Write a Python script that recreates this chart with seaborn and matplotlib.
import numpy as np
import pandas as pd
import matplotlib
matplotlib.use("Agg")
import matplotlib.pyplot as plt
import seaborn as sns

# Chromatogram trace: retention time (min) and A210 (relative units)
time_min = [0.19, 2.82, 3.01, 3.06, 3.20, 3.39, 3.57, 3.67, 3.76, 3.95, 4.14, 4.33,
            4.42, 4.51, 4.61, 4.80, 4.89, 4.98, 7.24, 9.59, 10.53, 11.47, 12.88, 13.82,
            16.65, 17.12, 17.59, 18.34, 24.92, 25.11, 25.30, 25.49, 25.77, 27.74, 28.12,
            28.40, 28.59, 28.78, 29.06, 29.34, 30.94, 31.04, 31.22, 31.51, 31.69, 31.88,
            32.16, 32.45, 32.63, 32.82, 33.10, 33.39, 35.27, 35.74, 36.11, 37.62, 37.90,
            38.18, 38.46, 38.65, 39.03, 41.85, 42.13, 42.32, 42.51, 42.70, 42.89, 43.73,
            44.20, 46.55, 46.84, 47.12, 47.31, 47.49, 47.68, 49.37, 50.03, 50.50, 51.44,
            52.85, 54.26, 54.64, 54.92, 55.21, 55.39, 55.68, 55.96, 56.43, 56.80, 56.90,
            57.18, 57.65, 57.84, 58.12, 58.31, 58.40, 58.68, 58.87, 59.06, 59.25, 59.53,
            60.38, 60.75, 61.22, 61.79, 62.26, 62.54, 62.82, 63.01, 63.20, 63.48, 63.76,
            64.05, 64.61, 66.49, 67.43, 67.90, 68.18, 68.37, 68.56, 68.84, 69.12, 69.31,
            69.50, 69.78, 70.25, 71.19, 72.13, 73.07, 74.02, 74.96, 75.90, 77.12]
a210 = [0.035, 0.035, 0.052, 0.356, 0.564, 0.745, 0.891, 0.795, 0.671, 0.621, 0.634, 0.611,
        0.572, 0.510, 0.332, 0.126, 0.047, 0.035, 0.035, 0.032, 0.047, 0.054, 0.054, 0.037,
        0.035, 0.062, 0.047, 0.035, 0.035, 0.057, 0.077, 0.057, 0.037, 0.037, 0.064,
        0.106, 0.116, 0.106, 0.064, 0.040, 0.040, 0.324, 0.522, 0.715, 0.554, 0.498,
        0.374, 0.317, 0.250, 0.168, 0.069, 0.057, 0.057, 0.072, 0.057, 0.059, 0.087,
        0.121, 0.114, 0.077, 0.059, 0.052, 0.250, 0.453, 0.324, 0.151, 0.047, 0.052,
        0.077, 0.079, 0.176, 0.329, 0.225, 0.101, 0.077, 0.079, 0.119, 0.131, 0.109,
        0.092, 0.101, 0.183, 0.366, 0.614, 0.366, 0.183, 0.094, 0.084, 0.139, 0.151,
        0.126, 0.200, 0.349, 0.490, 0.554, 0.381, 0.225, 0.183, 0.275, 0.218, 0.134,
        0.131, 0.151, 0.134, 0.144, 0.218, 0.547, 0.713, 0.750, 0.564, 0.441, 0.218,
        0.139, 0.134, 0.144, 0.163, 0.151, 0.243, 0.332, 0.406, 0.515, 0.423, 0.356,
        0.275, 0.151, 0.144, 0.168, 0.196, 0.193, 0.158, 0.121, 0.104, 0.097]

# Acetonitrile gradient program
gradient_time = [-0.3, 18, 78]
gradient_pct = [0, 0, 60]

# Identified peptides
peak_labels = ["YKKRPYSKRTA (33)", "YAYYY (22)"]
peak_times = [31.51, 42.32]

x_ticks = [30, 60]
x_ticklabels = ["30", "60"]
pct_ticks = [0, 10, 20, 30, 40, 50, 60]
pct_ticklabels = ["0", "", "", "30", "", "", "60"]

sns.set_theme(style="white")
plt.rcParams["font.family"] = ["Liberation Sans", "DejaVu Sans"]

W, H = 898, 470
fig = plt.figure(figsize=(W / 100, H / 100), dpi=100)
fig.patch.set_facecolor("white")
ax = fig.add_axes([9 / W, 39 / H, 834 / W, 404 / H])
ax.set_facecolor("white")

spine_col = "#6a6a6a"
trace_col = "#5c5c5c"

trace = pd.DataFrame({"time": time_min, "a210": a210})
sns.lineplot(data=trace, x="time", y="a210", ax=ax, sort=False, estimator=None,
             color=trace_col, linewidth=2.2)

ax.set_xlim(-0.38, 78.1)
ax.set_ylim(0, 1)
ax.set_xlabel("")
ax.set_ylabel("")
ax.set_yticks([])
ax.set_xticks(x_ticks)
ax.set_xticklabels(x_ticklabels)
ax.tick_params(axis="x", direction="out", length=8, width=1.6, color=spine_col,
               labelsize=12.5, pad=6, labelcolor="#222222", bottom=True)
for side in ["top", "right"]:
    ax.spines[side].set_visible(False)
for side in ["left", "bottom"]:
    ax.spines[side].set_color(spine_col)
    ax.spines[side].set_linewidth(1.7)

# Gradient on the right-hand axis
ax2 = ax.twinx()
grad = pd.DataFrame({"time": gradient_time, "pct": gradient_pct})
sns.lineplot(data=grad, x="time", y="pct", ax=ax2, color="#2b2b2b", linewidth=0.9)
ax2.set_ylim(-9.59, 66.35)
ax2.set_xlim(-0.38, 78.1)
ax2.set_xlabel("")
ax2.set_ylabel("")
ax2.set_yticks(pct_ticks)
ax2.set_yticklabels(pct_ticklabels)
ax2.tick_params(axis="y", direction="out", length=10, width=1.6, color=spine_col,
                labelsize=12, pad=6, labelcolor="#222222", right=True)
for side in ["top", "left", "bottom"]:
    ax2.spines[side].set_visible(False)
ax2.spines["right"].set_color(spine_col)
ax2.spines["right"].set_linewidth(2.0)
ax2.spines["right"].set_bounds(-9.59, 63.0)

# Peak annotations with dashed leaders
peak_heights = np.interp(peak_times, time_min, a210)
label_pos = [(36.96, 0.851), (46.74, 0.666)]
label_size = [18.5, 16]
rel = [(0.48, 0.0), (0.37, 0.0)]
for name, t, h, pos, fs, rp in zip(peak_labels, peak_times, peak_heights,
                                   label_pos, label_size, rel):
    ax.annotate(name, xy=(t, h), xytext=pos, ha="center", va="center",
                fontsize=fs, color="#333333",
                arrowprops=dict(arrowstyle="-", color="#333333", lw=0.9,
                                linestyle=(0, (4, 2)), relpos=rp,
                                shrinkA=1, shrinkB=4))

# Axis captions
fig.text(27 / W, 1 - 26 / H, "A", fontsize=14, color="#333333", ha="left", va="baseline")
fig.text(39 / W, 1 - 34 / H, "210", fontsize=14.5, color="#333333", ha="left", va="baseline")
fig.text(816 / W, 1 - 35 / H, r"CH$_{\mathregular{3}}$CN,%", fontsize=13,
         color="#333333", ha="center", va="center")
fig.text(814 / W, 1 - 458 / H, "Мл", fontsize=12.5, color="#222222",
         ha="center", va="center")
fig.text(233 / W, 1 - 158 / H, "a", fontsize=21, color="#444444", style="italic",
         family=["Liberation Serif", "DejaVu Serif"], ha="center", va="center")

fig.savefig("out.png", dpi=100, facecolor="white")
****
# EXERCISE DETAILS:
Starting at the first line of the data above, please restate word for word every line up to and including the one that holds "import seaborn as sns", and add nothing else.

# CORRECT RESPONSE:
Write a Python script that recreates this chart with seaborn and matplotlib.
import numpy as np
import pandas as pd
import matplotlib
matplotlib.use("Agg")
import matplotlib.pyplot as plt
import seaborn as sns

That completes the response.